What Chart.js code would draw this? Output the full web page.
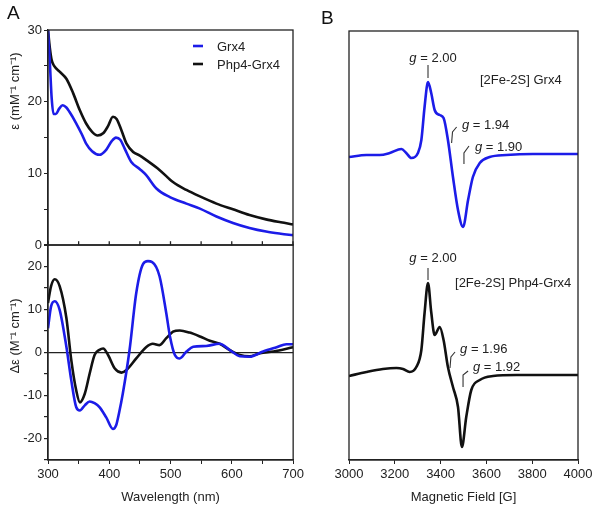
<!DOCTYPE html>
<html>
<head>
<meta charset="utf-8">
<script src="https://cdn.jsdelivr.net/npm/chart.js@4.4.1/dist/chart.umd.min.js"></script>
<style>
body { margin: 0; background: #fff; width: 600px; height: 505px; position: relative; overflow: hidden; font-family: "Liberation Sans", Arial, sans-serif; }
canvas { position: absolute; }
.panel { position: absolute; font-size: 19px; color: #111; }
</style>
</head>
<body>
<canvas id="absChart" width="300" height="255" style="left:0;top:0"></canvas>
<canvas id="cdChart" width="307" height="270" style="left:0;top:235px"></canvas>
<canvas id="eprChart" width="300" height="505" style="left:300px;top:0"></canvas>
<div class="panel" style="left:7px;top:2px">A</div>
<div class="panel" style="left:321px;top:7px">B</div>
<script>
// ====== Absorbance (A, top) ======
const absWlGrx4 = [300, 303, 306, 309, 313, 318, 324, 330, 335, 346, 355, 362, 372, 384, 395, 404, 411, 418, 425, 436, 450, 460, 477, 499, 526, 548, 575, 602, 629, 656, 680, 700];
const absGrx4 = [30, 25.5, 20.5, 18.3, 18.3, 19.0, 19.5, 19.2, 18.6, 17.0, 15.5, 14.2, 13.1, 12.6, 13.3, 14.5, 15.0, 14.7, 13.5, 11.6, 10.6, 9.8, 7.9, 6.7, 5.8, 5.1, 4.0, 3.1, 2.4, 1.9, 1.6, 1.4];
const absWlPhp4 = [300, 303, 306, 310, 319, 330, 341, 352, 362, 372, 381, 390, 398, 406, 412, 420, 428, 439, 450, 460, 482, 504, 526, 548, 575, 602, 629, 656, 680, 700];
const absPhp4 = [30, 27.5, 25.8, 25.0, 24.2, 23.2, 21.2, 18.8, 17.0, 15.8, 15.3, 15.6, 16.6, 17.9, 17.6, 16.0, 14.2, 13.0, 12.5, 11.9, 10.5, 8.8, 7.7, 6.8, 5.8, 5.0, 4.2, 3.6, 3.2, 2.9];

// ====== CD (A, bottom) ======
const cdWlGrx4 = [300, 305, 311, 319, 330, 338, 346, 352, 360, 368, 376, 384, 395, 406, 411, 416, 422, 433, 444, 455, 463, 470, 482, 493, 499, 507, 515, 526, 537, 558, 580, 597, 613, 629, 651, 673, 689, 700];
const cdGrx4 = [5.6, 10.7, 11.9, 9.9, 1.3, -6.5, -12.7, -13.5, -12.3, -11.4, -11.8, -12.7, -15.1, -17.8, -17.0, -14.0, -9.6, 0.5, 13.8, 20.5, 21.2, 21.0, 17.7, 9.1, 3.7, -0.6, -1.4, 0.2, 1.3, 1.5, 2.0, 0.5, -0.9, -1.0, 0.2, 1.2, 1.9, 1.9];
const cdWlPhp4 = [300, 305, 311, 319, 330, 338, 346, 352, 360, 368, 376, 384, 390, 398, 409, 420, 428, 444, 460, 471, 482, 493, 504, 515, 531, 548, 564, 580, 597, 613, 629, 646, 668, 700];
const cdPhp4 = [11.5, 15.4, 17.0, 15.4, 8.0, -1.8, -8.8, -11.6, -9.6, -4.9, -0.6, 0.6, 0.9, -0.6, -3.75, -4.7, -4.1, -1.4, 1.2, 2.0, 1.7, 3.3, 4.8, 5.1, 4.6, 3.7, 2.7, 2.0, 0.5, -0.6, -0.9, -0.2, 0.2, 1.2];

// ====== EPR (B), arbitrary intensity, traces offset ======
const eprFieldGrx4 = [3000, 3076, 3134, 3178, 3229, 3250, 3272, 3301, 3316, 3330, 3345, 3359, 3374, 3396, 3413, 3432, 3454, 3476, 3498, 3520, 3541, 3571, 3614, 3687, 3803, 4000];
const eprGrx4 = [303, 305, 305, 307, 311, 307, 302, 307, 320, 353, 378, 367, 350, 345, 342, 320, 283, 250, 233, 260, 283, 297, 303, 305, 306, 306];
const eprFieldPhp4 = [3000, 3076, 3148, 3207, 3236, 3265, 3294, 3316, 3330, 3345, 3359, 3374, 3396, 3413, 3432, 3454, 3476, 3493, 3512, 3534, 3571, 3629, 3731, 4000];
const eprPhp4 = [84, 88, 91, 92, 91, 88, 93, 110, 147, 177, 148, 125, 133, 120, 93, 73, 53, 13, 43, 70, 80, 84, 85, 85];

const seriesNames = ['Grx4', 'Php4-Grx4'];
const blue = '#1c1ce8';
const black = '#111111';
const axisColor = '#222';
const fontFam = '"Liberation Sans", Arial, sans-serif';

function pts(xs, ys) { return xs.map((x, i) => ({ x: x, y: ys[i] })); }

function line(label, xs, ys, color) {
    return {
        label: label,
        data: pts(xs, ys),
        borderColor: color,
        borderWidth: 2.6,
        pointRadius: 0,
        cubicInterpolationMode: 'monotone',
        fill: false
    };
}

// box round the plot area, optional inward ticks along the bottom, optional y title
const framePlugin = {
    id: 'frame',
    afterDatasetsDraw(chart, args, opts) {
        const { ctx, chartArea: a } = chart;
        ctx.save();
        ctx.strokeStyle = axisColor;
        ctx.lineWidth = 1.3;
        ctx.strokeRect(a.left, a.top, a.right - a.left, a.bottom - a.top);
        if (opts.innerTicks) {
            const xs = chart.scales.x;
            for (let v = xs.min; v <= xs.max; v += opts.innerTicks) {
                const px = xs.getPixelForValue(v);
                ctx.beginPath();
                ctx.moveTo(px, a.bottom);
                ctx.lineTo(px, a.bottom - 4);
                ctx.stroke();
            }
        }
        if (opts.yTitle) {
            ctx.translate(15, opts.yTitleMid);
            ctx.rotate(-Math.PI / 2);
            ctx.font = '13px ' + fontFam;
            ctx.fillStyle = axisColor;
            ctx.textAlign = 'center';
            ctx.textBaseline = 'middle';
            ctx.fillText(opts.yTitle, 0, 0);
        }
        ctx.restore();
    }
};

const tickFont = { family: fontFam, size: 13 };
const titleFont = { family: fontFam, size: 13 };

// ====== Absorbance chart ======
new Chart(document.getElementById('absChart'), {
    type: 'line',
    data: { datasets: [line(seriesNames[0], absWlGrx4, absGrx4, blue), line(seriesNames[1], absWlPhp4, absPhp4, black)] },
    options: {
        responsive: false,
        animation: false,
        layout: { padding: { left: 0, top: 30, right: 7, bottom: 0 } },
        plugins: {
            legend: { display: false },
            tooltip: { enabled: false },
            frame: { innerTicks: 50, yTitle: 'ε (mM⁻¹ cm⁻¹)', yTitleMid: 91 }
        },
        scales: {
            x: { type: 'linear', min: 300, max: 700, display: false },
            y: {
                min: 0, max: 30,
                afterFit(s) { s.width = 48; },
                ticks: { stepSize: 5, color: axisColor, font: tickFont, padding: 2, callback: v => v % 10 === 0 ? v : '' },
                grid: { drawOnChartArea: false, tickLength: 4, tickColor: axisColor },
                border: { color: axisColor, width: 1.3 }
            }
        }
    },
    plugins: [framePlugin, {
        id: 'absLegend',
        afterDraw(chart) {
            const ctx = chart.ctx;
            ctx.save();
            ctx.font = '13px ' + fontFam;
            ctx.textBaseline = 'middle';
            chart.data.datasets.forEach((ds, i) => {
                const y = 46 + i * 18;
                ctx.strokeStyle = ds.borderColor;
                ctx.lineWidth = 2.6;
                ctx.beginPath();
                ctx.moveTo(193, y);
                ctx.lineTo(203, y);
                ctx.stroke();
                ctx.fillStyle = axisColor;
                ctx.fillText(ds.label, 217, y + 1);
            });
            ctx.restore();
        }
    }]
});

// ====== CD chart ======
new Chart(document.getElementById('cdChart'), {
    type: 'line',
    data: { datasets: [line(seriesNames[0], cdWlGrx4, cdGrx4, blue), line(seriesNames[1], cdWlPhp4, cdPhp4, black)] },
    options: {
        responsive: false,
        animation: false,
        layout: { padding: { left: 0, top: 0, right: 7, bottom: 0 } },
        plugins: {
            legend: { display: false },
            tooltip: { enabled: false },
            frame: { yTitle: 'Δε (M⁻¹ cm⁻¹)', yTitleMid: 101 }
        },
        scales: {
            x: {
                type: 'linear', min: 300, max: 700,
                afterFit(s) { s.height = 45; },
                ticks: { stepSize: 50, color: axisColor, font: tickFont, padding: 3, maxRotation: 0, callback: v => v % 100 === 0 ? v : '' },
                grid: { drawOnChartArea: false, tickLength: 4, tickColor: axisColor },
                border: { color: axisColor, width: 1.3 },
                title: { display: true, text: 'Wavelength (nm)', color: axisColor, font: titleFont, padding: { top: 0, bottom: 0 } }
            },
            y: {
                min: -25, max: 25,
                afterFit(s) { s.width = 48; },
                ticks: { stepSize: 5, color: axisColor, font: tickFont, padding: 2, callback: v => v % 10 === 0 ? v : '' },
                grid: {
                    drawOnChartArea: true, tickLength: 4, tickColor: axisColor, lineWidth: 1.2,
                    color: c => c.tick && c.tick.value === 0 ? axisColor : 'rgba(0,0,0,0)'
                },
                border: { color: axisColor, width: 1.3 }
            }
        }
    },
    plugins: [framePlugin]
});

// ====== EPR chart ======
const gMarks = [
    { g: '2.00', path: [[3345, 395], [3345, 382]], at: [3367, 402], align: 'center' },
    { g: '1.94', path: [[3448, 317], [3452, 328], [3470, 333]], at: [3493, 335], align: 'left' },
    { g: '1.90', path: [[3502, 296], [3502, 307], [3524, 314]], at: [3550, 313], align: 'left' },
    { g: '2.00', path: [[3345, 192], [3345, 180]], at: [3367, 202], align: 'center' },
    { g: '1.96', path: [[3441, 92], [3445, 103], [3463, 108]], at: [3485, 111], align: 'left' },
    { g: '1.92', path: [[3498, 73], [3498, 85], [3520, 89]], at: [3541, 93], align: 'left' }
];
const sampleNotes = [
    { text: '[2Fe-2S] Grx4', at: [3572, 380] },
    { text: '[2Fe-2S] Php4-Grx4', at: [3463, 177] }
];

const notesPlugin = {
    id: 'eprNotes',
    afterDatasetsDraw(chart) {
        const { ctx, scales: { x, y } } = chart;
        const px = p => [x.getPixelForValue(p[0]), y.getPixelForValue(p[1])];
        ctx.save();
        ctx.fillStyle = axisColor;
        ctx.strokeStyle = '#333';
        ctx.lineWidth = 1.1;
        ctx.textBaseline = 'middle';
        ctx.textAlign = 'left';
        gMarks.forEach(m => {
            ctx.beginPath();
            m.path.forEach((p, i) => {
                const [qx, qy] = px(p);
                if (i === 0) ctx.moveTo(qx, qy); else ctx.lineTo(qx, qy);
            });
            ctx.stroke();
            const [tx, ty] = px(m.at);
            const ital = 'italic 13px ' + fontFam;
            const norm = '13px ' + fontFam;
            const rest = ' = ' + m.g;
            ctx.font = ital;
            const w1 = ctx.measureText('g').width;
            ctx.font = norm;
            const w2 = ctx.measureText(rest).width;
            const x0 = m.align === 'center' ? tx - (w1 + w2) / 2 : tx;
            ctx.font = ital;
            ctx.fillText('g', x0, ty);
            ctx.font = norm;
            ctx.fillText(rest, x0 + w1, ty);
        });
        ctx.font = '13px ' + fontFam;
        sampleNotes.forEach(n => {
            const [tx, ty] = px(n.at);
            ctx.fillText(n.text, tx, ty);
        });
        ctx.restore();
    }
};

new Chart(document.getElementById('eprChart'), {
    type: 'line',
    data: { datasets: [line(seriesNames[0], eprFieldGrx4, eprGrx4, blue), line(seriesNames[1], eprFieldPhp4, eprPhp4, black)] },
    options: {
        responsive: false,
        animation: false,
        layout: { padding: { left: 49, top: 31, right: 22, bottom: 0 } },
        plugins: { legend: { display: false }, tooltip: { enabled: false }, frame: {} },
        scales: {
            x: {
                type: 'linear', min: 3000, max: 4000,
                afterFit(s) { s.height = 45; },
                ticks: { stepSize: 200, color: axisColor, font: tickFont, padding: 3, maxRotation: 0, callback: v => String(v) },
                grid: { drawOnChartArea: false, tickLength: 4, tickColor: axisColor },
                border: { color: axisColor, width: 1.3 },
                title: { display: true, text: 'Magnetic Field [G]', color: axisColor, font: titleFont, padding: { top: 0, bottom: 0 } }
            },
            y: { min: 0, max: 429, display: false }
        }
    },
    plugins: [framePlugin, notesPlugin]
});
</script>
</body>
</html>
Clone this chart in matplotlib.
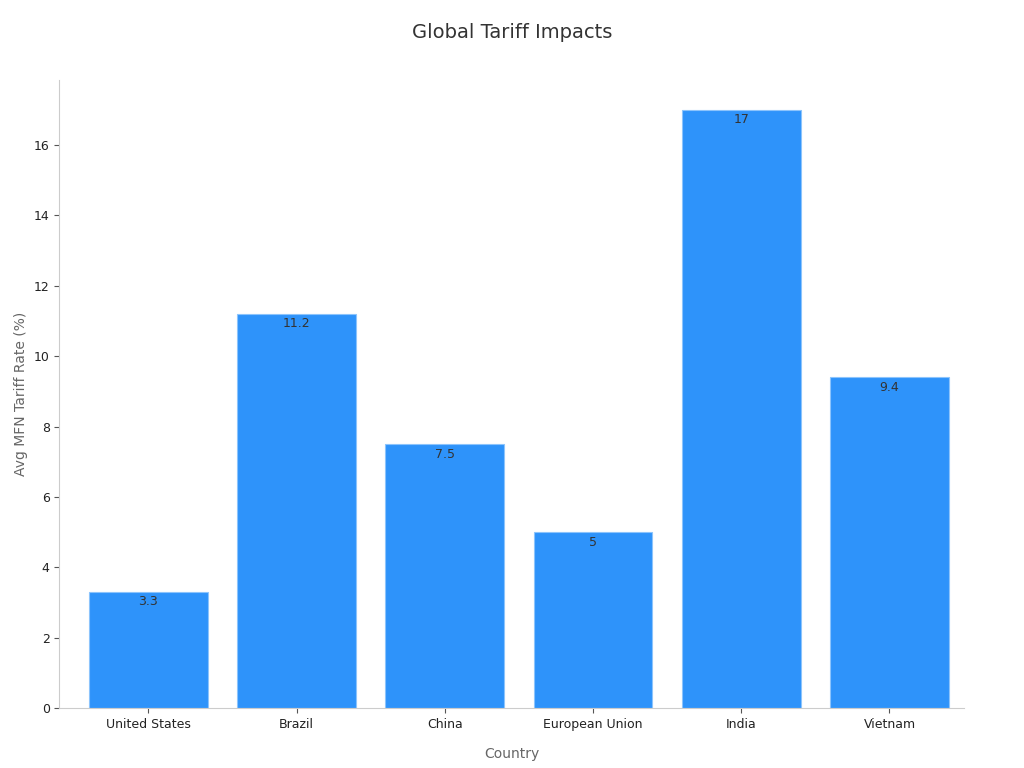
import matplotlib
matplotlib.use("Agg")
import matplotlib.pyplot as plt

countries = ["United States", "Brazil", "China", "European Union", "India", "Vietnam"]
rates = [3.3, 11.2, 7.5, 5, 17, 9.4]
labels = ["3.3", "11.2", "7.5", "5", "17", "9.4"]

fig = plt.figure(figsize=(10.24, 7.68), dpi=100)
ax = fig.add_axes([0.058, 0.078, 0.883, 0.818])
bars = ax.bar(countries, rates, width=0.8, color="#2E93FA", edgecolor="#8cc4fc", linewidth=0.8)
for b, l in zip(bars, labels):
    ax.text(b.get_x() + b.get_width()/2, b.get_height() - 0.1, l, ha="center", va="top",
            fontsize=9, color="#333333")
ax.set_xlim(-0.6, 5.5)
ax.set_ylim(0, 17.85)
ax.set_yticks(range(0, 17, 2))
for s in ["top", "right"]:
    ax.spines[s].set_visible(False)
for s in ["left", "bottom"]:
    ax.spines[s].set_color("#cccccc")
ax.tick_params(colors="#222222", labelsize=9)
ax.tick_params(axis="both", color="#555555")
ax.set_xlabel("Country", fontsize=10, color="#666666", labelpad=12)
ax.set_ylabel("Avg MFN Tariff Rate (%)", fontsize=10, color="#666666")
fig.suptitle("Global Tariff Impacts", fontsize=14, color="#333333", y=0.97)
fig.savefig("out.png")
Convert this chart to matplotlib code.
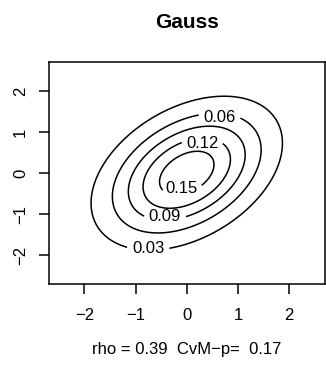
import matplotlib
matplotlib.use("Agg")
import matplotlib.pyplot as plt
import numpy as np

plt.rcParams['font.family'] = ['Liberation Sans', 'DejaVu Sans']

# model parameters and the contour levels to draw
title = "Gauss"
rho = 0.39
cvm_p = 0.17
levels = [0.03, 0.06, 0.09, 0.12, 0.15]
label_pos = [(-0.754, -1.839), (0.643, 1.359), (-0.428, -1.051), (0.312, 0.716), (-0.103, -0.376)]
ticks = [-2, -1, 0, 1, 2]
lim = 2.6


def gauss_density(x, y, r):
    # standard bivariate normal with correlation r
    q = (x ** 2 - 2 * r * x * y + y ** 2) / (1 - r ** 2)
    return np.exp(-q / 2) / (2 * np.pi * np.sqrt(1 - r ** 2))


g = np.linspace(-lim, lim, 301)
X, Y = np.meshgrid(g, g)
Z = gauss_density(X, Y, rho)

fig = plt.figure(figsize=(3.26, 3.66), dpi=100)
ax = fig.add_axes([48.5 / 326, 1 - 284.3 / 366, (325 - 48.5) / 326, (284.3 - 62) / 366])

cs = ax.contour(X, Y, Z, levels=levels, colors='black', linewidths=1.1)
labels = ax.clabel(cs, levels, fmt='%.2f', fontsize=12, inline=True, inline_spacing=6,
                   manual=label_pos)
# keep the labels upright and centred where they were asked for
pos_by_text = {'%.2f' % lv: p for lv, p in zip(levels, label_pos)}
for t in labels:
    t.set_rotation(0)
    t.set_position(pos_by_text[t.get_text()])

ax.set_xlim(-lim * 1.04, lim * 1.04)
ax.set_ylim(-lim * 1.04, lim * 1.04)
ax.set_xticks(ticks)
ax.set_yticks(ticks)
ax.tick_params(axis='both', direction='out', length=7.5, width=1.1, labelsize=12)
ax.tick_params(axis='x', pad=9.5)
ax.tick_params(axis='y', pad=7.3)
for lab in ax.get_yticklabels():
    lab.set_rotation(90)
    lab.set_va('center')
for s in ax.spines.values():
    s.set_linewidth(1.1)

fig.text(186.75 / 326, 1 - 27.5 / 366, title, ha='center', va='baseline',
         fontsize=15, fontweight='bold')
fig.text(186.75 / 326, 1 - 354 / 366,
         "rho = %.2f  CvM\u2212p=  %.2f" % (rho, cvm_p),
         ha='center', va='baseline', fontsize=12)

fig.savefig("out.png", dpi=100)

◆ ◆ ◆ ◆ ◆ ◆ ◆

__Request__
From the line with "Convert this chart to matplotlib code." to the line with "plt.rcParams['font.family'] = ['Liberation", set down those lines word for word and only those, counting both ends. Pictures stay out of the copy.

__Task result__
Convert this chart to matplotlib code.
import matplotlib
matplotlib.use("Agg")
import matplotlib.pyplot as plt
import numpy as np

plt.rcParams['font.family'] = ['Liberation Sans', 'DejaVu Sans']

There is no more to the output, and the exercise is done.